Artists delve in to expression embracing their interpretation of mankind.
Amid the welter of styles used by artists nowadays, there still remain places for the human figure.
At Bath Street Gallery, Robert McLeod's figures are so raw, ragged and aggressive they are often like a raucous shout. Vociferous or not they are full of wild energy barely under control.
As usual he has indulged his Scottish origins with real tartan as well as deft painting. His work in recent years has never been conventionally framed but cut out and applied to the wall and often spills out on to the floor.
In this show, there is a whole suite called, The Immigrants, which hangs from coat hooks with extra pegs provided if you want to change things around. The row of garments with painted and shaped attachments is designed to be hung in a special, luridly coloured, small wardrobe.
Each garment has painted additions cut from plywood. They become extraordinary, individual characters. Gregor has a huge open hand as if seeking a handout on arrival. Caren is all bust and high heels and has no head at all.
Leod is a head hanging from a scrap of cloth. The tongue hangs out so that it resembles the severed head of Goliath in a grim painting by Caravaggio. It may be a self-portrait.
As is usual in McLeod's work, Mickey Mouse has a part to play.

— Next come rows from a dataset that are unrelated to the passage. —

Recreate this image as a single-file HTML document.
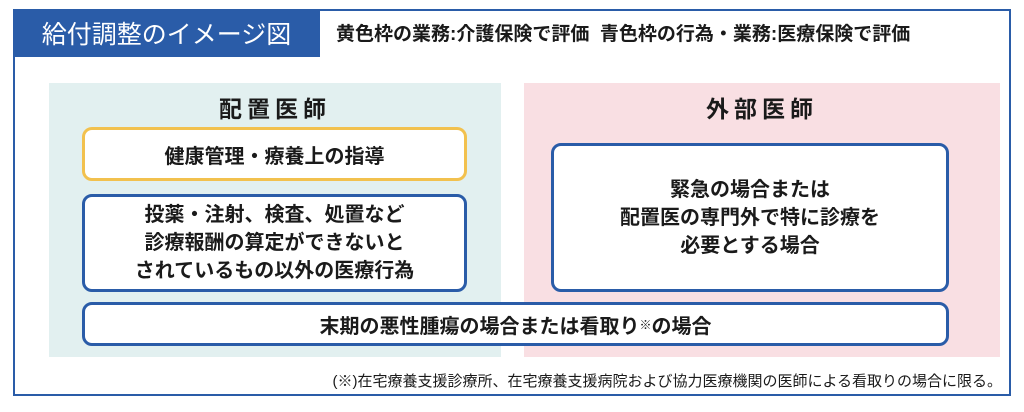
<!DOCTYPE html>
<html><head><meta charset="utf-8"><style>
body{margin:0;width:1024px;height:412px;background:#fff;position:relative;overflow:hidden;font-family:"Liberation Sans","Noto Sans CJK JP",sans-serif;color:#1a1a1a}
div{position:absolute;box-sizing:border-box}
.c{display:flex;align-items:center;justify-content:center;text-align:center;font-weight:bold}
</style></head><body>
<div style="left:13px;top:9px;width:998px;height:387px;border:2px solid #2a5ca8;border-top-width:0"></div>
<div style="left:13px;top:9px;width:998px;height:2px;background:#2a5ca8"></div>
<div class="c" style="left:13px;top:9px;width:307px;height:48px;background:#2a5ca8;color:#fff;font-weight:normal;font-size:25px">給付調整のイメージ図</div>
<div style="left:336px;top:19px;font-size:19px;font-weight:bold;white-space:nowrap">黄色枠の業務:介護保険で評価&nbsp;&nbsp;青色枠の行為・業務:医療保険で評価</div>
<div style="left:49px;top:83px;width:452px;height:274px;background:#e2f0f0"></div>
<div style="left:524px;top:83px;width:476px;height:274px;background:#f9dfe3"></div>
<div class="c" style="left:49px;top:90px;width:452px;height:34px;font-size:23px;letter-spacing:5px">配置医師</div>
<div class="c" style="left:524px;top:90px;width:476px;height:34px;font-size:23px;letter-spacing:5px">外部医師</div>
<div class="c" style="left:82px;top:127px;width:385px;height:54px;background:#fff;border:3px solid #f2c14e;border-radius:10px;font-size:20px">健康管理・療養上の指導</div>
<div class="c" style="left:82px;top:194px;width:385px;height:98px;background:#fff;border:3px solid #2a5ca8;border-radius:10px;font-size:20px;line-height:28px">投薬・注射、検査、処置など<br>診療報酬の算定ができないと<br>されているもの以外の医療行為</div>
<div class="c" style="left:551px;top:143px;width:398px;height:149px;background:#fff;border:3px solid #2a5ca8;border-radius:10px;font-size:20px;line-height:28px">緊急の場合または<br>配置医の専門外で特に診療を<br>必要とする場合</div>
<div class="c" style="left:82px;top:302px;width:867px;height:44px;background:#fff;border:3px solid #2a5ca8;border-radius:10px;font-size:20px">末期の悪性腫瘍の場合または看取り<span style="font-size:12px;vertical-align:6px">※</span>の場合</div>
<div style="right:22px;top:370px;font-size:15px;white-space:nowrap">(※)在宅療養支援診療所、在宅療養支援病院および協力医療機関の医師による看取りの場合に限る。</div>
</body></html>
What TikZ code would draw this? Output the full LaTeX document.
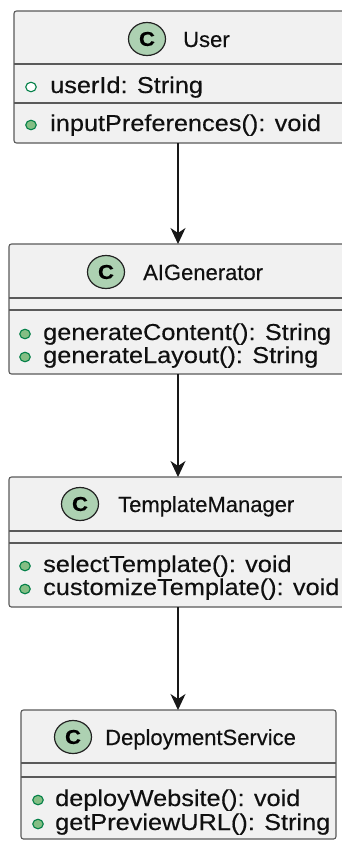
\documentclass[tikz,border=0pt]{standalone}
\usepackage{fontspec}
\setmainfont{Liberation Sans}[FakeBold=0.35]
\newfontfamily\memfont[FakeStretch=1.1,FakeBold=0.35]{Liberation Sans}
\newfontfamily\iconfont[FakeStretch=1.1,FakeBold=0.6]{Liberation Sans Bold}
\usetikzlibrary{arrows.meta,shapes.geometric}
\definecolor{boxfill}{HTML}{F1F1F1}
\definecolor{boxline}{HTML}{5A5A5A}
\definecolor{iconfill}{HTML}{ADD1B2}
\definecolor{icondraw}{HTML}{222222}
\definecolor{visline}{HTML}{038048}
\definecolor{visfill}{HTML}{84BE84}
\definecolor{arrcol}{HTML}{181818}
\definecolor{txt}{HTML}{101010}
\begin{document}
\begin{tikzpicture}[x=1pt,y=-1pt,
  classbox/.style={draw=boxline, fill=boxfill, line width=1.1pt, rounded corners=2.5pt,
    inner sep=0pt, outer sep=0pt, anchor=north west},
  sepline/.style={draw=boxline, line width=1.1pt},
  classtitle/.style={anchor=base west, inner sep=0pt, font=\fontsize{22}{24}\selectfont, text=txt},
  member/.style={anchor=base west, inner sep=0pt, font=\memfont\fontsize{23}{24}\selectfont, text=txt},
  cicon/.style={ellipse, draw=icondraw, fill=iconfill, line width=1.2pt, minimum width=37pt,
    minimum height=33pt, inner sep=0pt, font=\iconfont\fontsize{20}{20}\selectfont, text=black},
  pubfield/.style={ellipse, draw=visline, fill=white, line width=1.1pt, minimum width=10.5pt,
    minimum height=9.5pt, inner sep=0pt},
  pubmethod/.style={ellipse, draw=visline, fill=visfill, line width=1.1pt, minimum width=10.5pt,
    minimum height=9.5pt, inner sep=0pt},
  arr/.style={draw=arrcol, line width=1.2pt, -{Stealth[length=16pt, width=15pt, inset=5pt]}}
]
\useasboundingbox (0,0) rectangle (341,841);
\fill[white] (0,0) rectangle (341,841);

% User
\node[classbox, minimum width=331pt, minimum height=132pt] (user) at (14,11) {};
\draw[sepline] (14,64) -- (345,64);
\draw[sepline] (14,103) -- (345,103);
\node[cicon] (userc) at (147,39) {C};
\node[classtitle] (usert) at (183,47) {User};
\node[pubfield] (userd1) at (31,87) {};
\node[member] (userm1) at (50,93) {userId: String};
\node[pubmethod] (userd2) at (31,125) {};
\node[member] (userm2) at (50,131) {inputPreferences(): void};

% AIGenerator
\node[classbox, minimum width=336pt, minimum height=130pt] (ai) at (9,244) {};
\draw[sepline] (9,298) -- (345,298);
\draw[sepline] (9,310) -- (345,310);
\node[cicon] (aic) at (106,272) {C};
\node[classtitle] (ait) at (143,280) {AIGenerator};
\node[pubmethod] (aid1) at (25,334) {};
\node[member] (aim1) at (43,340) {generateContent(): String};
\node[pubmethod] (aid2) at (25,357) {};
\node[member] (aim2) at (43,363) {generateLayout(): String};

% TemplateManager
\node[classbox, minimum width=336pt, minimum height=130pt] (tm) at (9,477) {};
\draw[sepline] (9,531) -- (345,531);
\draw[sepline] (9,543) -- (345,543);
\node[cicon] (tmc) at (80,504) {C};
\node[classtitle] (tmt) at (118,512) {TemplateManager};
\node[pubmethod] (tmd1) at (25,566) {};
\node[member] (tmm1) at (43,572) {selectTemplate(): void};
\node[pubmethod] (tmd2) at (25,589) {};
\node[member] (tmm2) at (43,595) {customizeTemplate(): void};

% DeploymentService
\node[classbox, minimum width=315pt, minimum height=129pt] (ds) at (21,710) {};
\draw[sepline] (21,763) -- (336,763);
\draw[sepline] (21,777) -- (336,777);
\node[cicon] (dsc) at (73,737) {C};
\node[classtitle] (dst) at (105,745) {DeploymentService};
\node[pubmethod] (dsd1) at (38,800) {};
\node[member] (dsm1) at (55,806) {deployWebsite(): void};
\node[pubmethod] (dsd2) at (38,824) {};
\node[member] (dsm2) at (55,830) {getPreviewURL(): String};

% connectors
\coordinate (ax) at (178,0);
\draw[arr] (user.south -| ax) -- (ai.north -| ax);
\draw[arr] (ai.south -| ax) -- (tm.north -| ax);
\draw[arr] (tm.south -| ax) -- (ds.north -| ax);
\end{tikzpicture}
\end{document}
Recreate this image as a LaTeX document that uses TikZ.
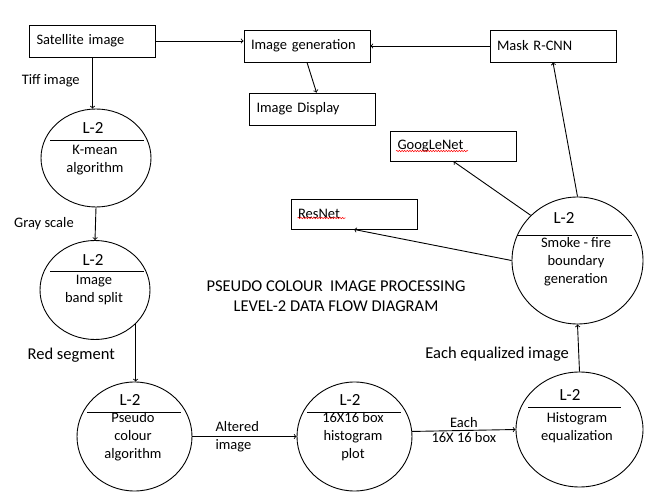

Immigrant Resting has arrived by Mickybomber, a long flying reptile head zooming above him. He lies on the floor in his tartan tie and underpants with his blue face beginning to sprout Mickey ears.
In Jacobean Mickeys with Micky Bag, energetic Mickey shapes dance onward toward mischief until caught in a bag. Jimmi Dives In shows another strange, character headed full-throttle downwards past a tartan apron.
It is characteristic of McLeod that in this show his imagination extends to inventive, tiny portraits done in opened sardine tins and using bottle tops. The satirical feeling is everywhere; it is not directed at any particular person or politics. McLeod does it his way and he does what he wants with remarkable invention and imagination like no one else.
The paintings in Avian by Liam Barr are also figurative, much more smooth, less hectic but equally odd. They are big works in oil on linen largely in shades of grey and generally depicting a humanoid creature with wings.
The wings are not attached to the shoulders like an angel but rather to thighs, legs and fingers. They are all highly skilful feats of drawing giving the feeling not only of muscles, but also the bone beneath the skin. The skill extends to the dim landscapes or cloudy skies that are the setting for these creatures.
Most spectacular of all is a full-frontal nude woman with bobbed hair like a helmet and vast black wings sweeping from her hips to under her feet. She also sports a tuft of white at her neck in keeping with the title of the work, Tui. She supports herself in space by spreading her arms on an all-encompassing ring perch.
The rings occur elsewhere. They suggest the figures are captured, but not caged, like falcons. Several wear hoods that reinforce the same concept. Notably the ring supports a man grotesquely hooked under the protruding clavicles of his shoulders.
The figures have elements that have been part of Barr's earlier work, such as elaborate neck braces and strange decorations. One figure is completely naked; he is a timorous youth looking upward for help while crouching on a wide empty plain.
The prevailing shades of greyness confer the realism of photography. Only one work, Plume, is in gentle colour and it also introduces a note of humour with the bird theme supported by blue eggs nesting in a mop of hair as well as big wings on the figure's legs.
These images are symbols of the human condition that aspires to heights but is handicapped by human limitations.
Oustanding skill in traditional charcoal drawing is applied to very modern art design and publicity in Matt Ellwood's work. It references a variety of images of stunning models from the advertising world of high fashion magazines
These are redrawn exactly with charcoal so they have a uniformity of technique throughout the exhibition. They all look deceptively like black and white photography. The skill extends to the letterpress on the images that is laboriously hand-drawn.
The printed material is taken from advertisements in Frieze magazine for a big fashion house, but a reference to famous contemporary artists - whose work also appears or is commented on in the magazine - is added to it.
The sculpture on the floor adds to the abstruse nature of all this. Each is an immaculately made soapbox on which you can stand to speak about the show.
Each soapbox contains an artist's book listing almost endlessly the names of fashion houses. The skill and endeavour of this stylish show is amazing, but it follows a limited and puzzling path.